Extracted data:
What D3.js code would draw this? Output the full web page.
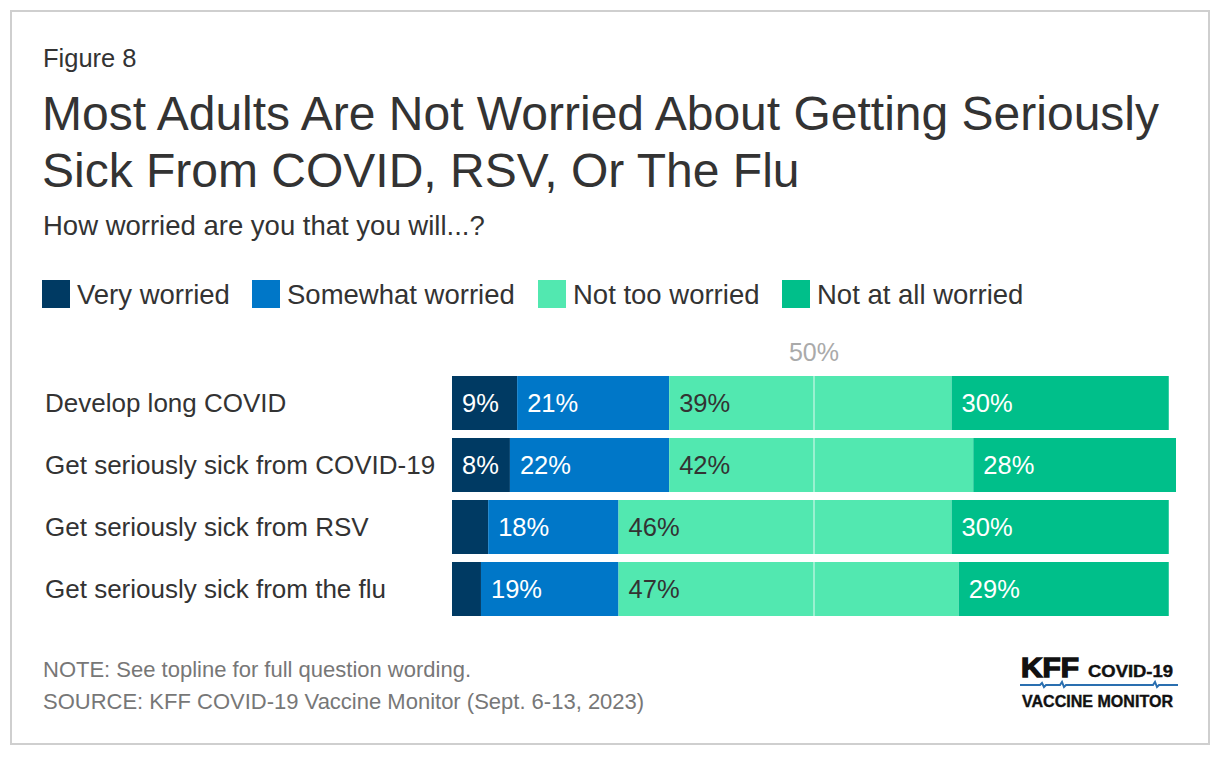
<!DOCTYPE html>
<html><head><meta charset="utf-8">
<script src="https://cdn.jsdelivr.net/npm/d3@7"></script>
<style>
html,body{margin:0;padding:0;background:#fff;}
text{font-family:"Liberation Sans",Arial,sans-serif;}
</style></head>
<body>
<svg id="chart" width="1220" height="758"></svg>
<script>
const categories = ["Develop long COVID","Get seriously sick from COVID-19","Get seriously sick from RSV","Get seriously sick from the flu"];
const seriesNames = ["Very worried","Somewhat worried","Not too worried","Not at all worried"];
const veryWorried = [9, 8, 5, 4];
const somewhatWorried = [21, 22, 18, 19];
const notTooWorried = [39, 42, 46, 47];
const notAtAllWorried = [30, 28, 30, 29];
// label visibility per series (rows = series, cols = categories)
const showLabel = [[true,true,false,false],[true,true,true,true],[true,true,true,true],[true,true,true,true]];
const colors = ["#003a63","#0077c8","#52e8b0","#00bf8a"];
const labelColors = ["#fff","#fff","#333","#fff"];
const refTick = [50];

const svg = d3.select("#chart");
svg.append("rect").attr("x",11).attr("y",11).attr("width",1198).attr("height",733)
  .attr("fill","#fff").attr("stroke","#cfcfcf").attr("stroke-width",2);

svg.append("text").attr("x",43).attr("y",67).attr("font-size",25.5).attr("fill","#333").text("Figure 8");
svg.append("text").attr("x",42).attr("y",130).attr("font-size",48).attr("fill","#333").text("Most Adults Are Not Worried About Getting Seriously");
svg.append("text").attr("x",42).attr("y",187).attr("font-size",48).attr("fill","#333").text("Sick From COVID, RSV, Or The Flu");
svg.append("text").attr("x",43).attr("y",235).attr("font-size",27.5).attr("fill","#333").text("How worried are you that you will...?");

// legend
const legendX = [42, 252, 538, 782];
seriesNames.forEach((s,i)=>{
  svg.append("rect").attr("x",legendX[i]).attr("y",280).attr("width",28).attr("height",28).attr("fill",colors[i]);
  svg.append("text").attr("x",legendX[i]+35).attr("y",304).attr("font-size",27.5).attr("fill","#333").text(s);
});

const data = categories.map((c,i)=>({cat:c, vals:[veryWorried[i],somewhatWorried[i],notTooWorried[i],notAtAllWorried[i]]}));
const x = d3.scaleLinear().domain([0,100]).range([452,1176]);
const y = d3.scaleBand().domain(categories).range([372,620]).paddingInner(8/62).paddingOuter(4/62);

const stack = d3.stack().keys([0,1,2,3]).value((d,k)=>d.vals[k]);
const series = stack(data);

series.forEach((ser,k)=>{
  svg.append("g").selectAll("rect").data(ser).join("rect")
    .attr("x",d=>x(d[0])).attr("width",d=>x(d[1])-x(d[0]))
    .attr("y",d=>y(d.data.cat)).attr("height",y.bandwidth())
    .attr("fill",colors[k]);
});

// reference line at 50%
refTick.forEach(t=>{
  data.forEach(d=>{
    svg.append("line").attr("x1",x(t)).attr("x2",x(t))
      .attr("y1",y(d.cat)).attr("y2",y(d.cat)+y.bandwidth())
      .attr("stroke","#ffffff").attr("stroke-opacity",0.55).attr("stroke-width",1.5);
  });
  svg.append("text").attr("x",x(t)).attr("y",361).attr("text-anchor","middle")
    .attr("font-size",25).attr("fill","#aaa").text(t+"%");
});

series.forEach((ser,k)=>{
  svg.append("g").selectAll("text").data(ser.filter((d,i)=>showLabel[k][i])).join("text")
    .attr("x",d=>x(d[0])+10).attr("y",d=>y(d.data.cat)+y.bandwidth()/2+9)
    .attr("font-size",25.5).attr("fill",labelColors[k])
    .text(d=>(d[1]-d[0])+"%");
});

// category labels
svg.append("g").selectAll("text").data(categories).join("text")
  .attr("x",45).attr("y",c=>y(c)+y.bandwidth()/2+9)
  .attr("font-size",26).attr("fill","#333").text(c=>c);

// footer
svg.append("text").attr("x",43).attr("y",677).attr("font-size",22).attr("fill","#777").text("NOTE: See topline for full question wording.");
svg.append("text").attr("x",43).attr("y",709).attr("font-size",22).attr("fill","#777").text("SOURCE: KFF COVID-19 Vaccine Monitor (Sept. 6-13, 2023)");

// logo
const lg = svg.append("g");
lg.append("text").attr("x",1021).attr("y",677).attr("font-size",28).attr("font-weight","bold")
  .attr("font-family","'DejaVu Sans','Liberation Sans',sans-serif").attr("fill","#111")
  .attr("stroke","#111").attr("stroke-width",1.4)
  .attr("textLength",58).attr("lengthAdjust","spacingAndGlyphs").text("KFF");
lg.append("text").attr("x",1088).attr("y",677).attr("font-size",16).attr("font-weight","bold")
  .attr("font-family","'Open Sans','DejaVu Sans',sans-serif").attr("fill","#111")
  .attr("stroke","#111").attr("stroke-width",0.4)
  .attr("textLength",85).attr("lengthAdjust","spacingAndGlyphs").text("COVID-19");
lg.append("path").attr("d","M1020,685 L1040,685 l2,-2 l2,4 l2,-2 L1060,685 l2,-3 l2,5 l2,-2 L1153,685 l2,-3 l2,5 l2,-2 L1178,685")
  .attr("fill","none").attr("stroke","#2a6fb0").attr("stroke-width",2);
lg.append("text").attr("x",1022).attr("y",707).attr("font-size",16.5).attr("font-weight","bold")
  .attr("font-family","'Open Sans','DejaVu Sans',sans-serif").attr("fill","#111")
  .attr("stroke","#111").attr("stroke-width",0.4)
  .attr("textLength",151).attr("lengthAdjust","spacingAndGlyphs").text("VACCINE MONITOR");
</script>
</body></html>
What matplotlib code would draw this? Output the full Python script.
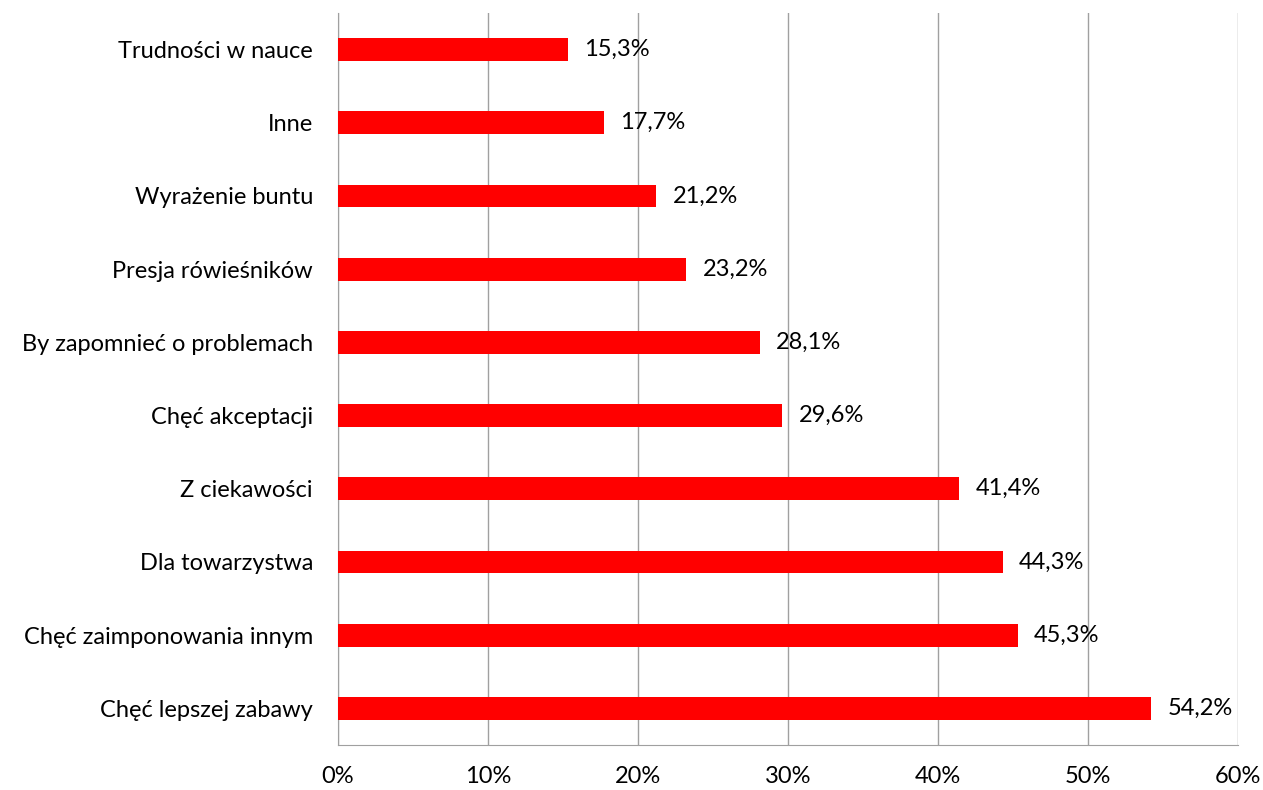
import matplotlib
matplotlib.use("Agg")
import matplotlib.pyplot as plt
import numpy as np

plt.rcParams["font.family"] = ["Lato", "DejaVu Sans"]

categories = ["Trudności w nauce", "Inne", "Wyrażenie buntu", "Presja rówieśników",
              "By zapomnieć o problemach", "Chęć akceptacji", "Z ciekawości",
              "Dla towarzystwa", "Chęć zaimponowania innym", "Chęć lepszej zabawy"]
values = [15.3, 17.7, 21.2, 23.2, 28.1, 29.6, 41.4, 44.3, 45.3, 54.2]
xticks = [0, 10, 20, 30, 40, 50, 60]

fig = plt.figure(figsize=(12.63, 7.9), dpi=100)
ax = fig.add_axes([338/1263, 45/790, 900/1263, 732/790])

y = np.arange(len(categories))[::-1]
ax.barh(y, values, height=0.31, color="#FF0000", zorder=3)
for yi, v in zip(y, values):
    ax.text(v + 1.1, yi, f"{v:.1f}%".replace(".", ","), va="center", ha="left",
            fontsize=17, zorder=4)

ax.set_xlim(0, 60)
ax.set_ylim(-0.5, len(categories) - 0.5)
ax.set_xticks(xticks)
ax.set_xticklabels([f"{t}%" for t in xticks], fontsize=17)
ax.set_yticks(y)
ax.set_yticklabels(categories, fontsize=17)
ax.tick_params(axis="both", length=0)
ax.tick_params(axis="y", pad=18)
ax.tick_params(axis="x", pad=15)
ax.xaxis.grid(True, color="#A0A0A0", lw=1.0, zorder=0)
for s in ["top", "right"]:
    ax.spines[s].set_visible(False)
ax.spines["left"].set_color("#A0A0A0")
ax.spines["bottom"].set_color("#A0A0A0")

fig.savefig("out.png", dpi=100)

Task brief: The pictures stay out; repeat exactly the lines from the one with "What matplotlib code" to the end of the entries above, and nothing else.

Task output:
What matplotlib code would draw this? Output the full Python script.
import matplotlib
matplotlib.use("Agg")
import matplotlib.pyplot as plt
import numpy as np

plt.rcParams["font.family"] = ["Lato", "DejaVu Sans"]

categories = ["Trudności w nauce", "Inne", "Wyrażenie buntu", "Presja rówieśników",
              "By zapomnieć o problemach", "Chęć akceptacji", "Z ciekawości",
              "Dla towarzystwa", "Chęć zaimponowania innym", "Chęć lepszej zabawy"]
values = [15.3, 17.7, 21.2, 23.2, 28.1, 29.6, 41.4, 44.3, 45.3, 54.2]
xticks = [0, 10, 20, 30, 40, 50, 60]

fig = plt.figure(figsize=(12.63, 7.9), dpi=100)
ax = fig.add_axes([338/1263, 45/790, 900/1263, 732/790])

y = np.arange(len(categories))[::-1]
ax.barh(y, values, height=0.31, color="#FF0000", zorder=3)
for yi, v in zip(y, values):
    ax.text(v + 1.1, yi, f"{v:.1f}%".replace(".", ","), va="center", ha="left",
            fontsize=17, zorder=4)

ax.set_xlim(0, 60)
ax.set_ylim(-0.5, len(categories) - 0.5)
ax.set_xticks(xticks)
ax.set_xticklabels([f"{t}%" for t in xticks], fontsize=17)
ax.set_yticks(y)
ax.set_yticklabels(categories, fontsize=17)
ax.tick_params(axis="both", length=0)
ax.tick_params(axis="y", pad=18)
ax.tick_params(axis="x", pad=15)
ax.xaxis.grid(True, color="#A0A0A0", lw=1.0, zorder=0)
for s in ["top", "right"]:
    ax.spines[s].set_visible(False)
ax.spines["left"].set_color("#A0A0A0")
ax.spines["bottom"].set_color("#A0A0A0")

fig.savefig("out.png", dpi=100)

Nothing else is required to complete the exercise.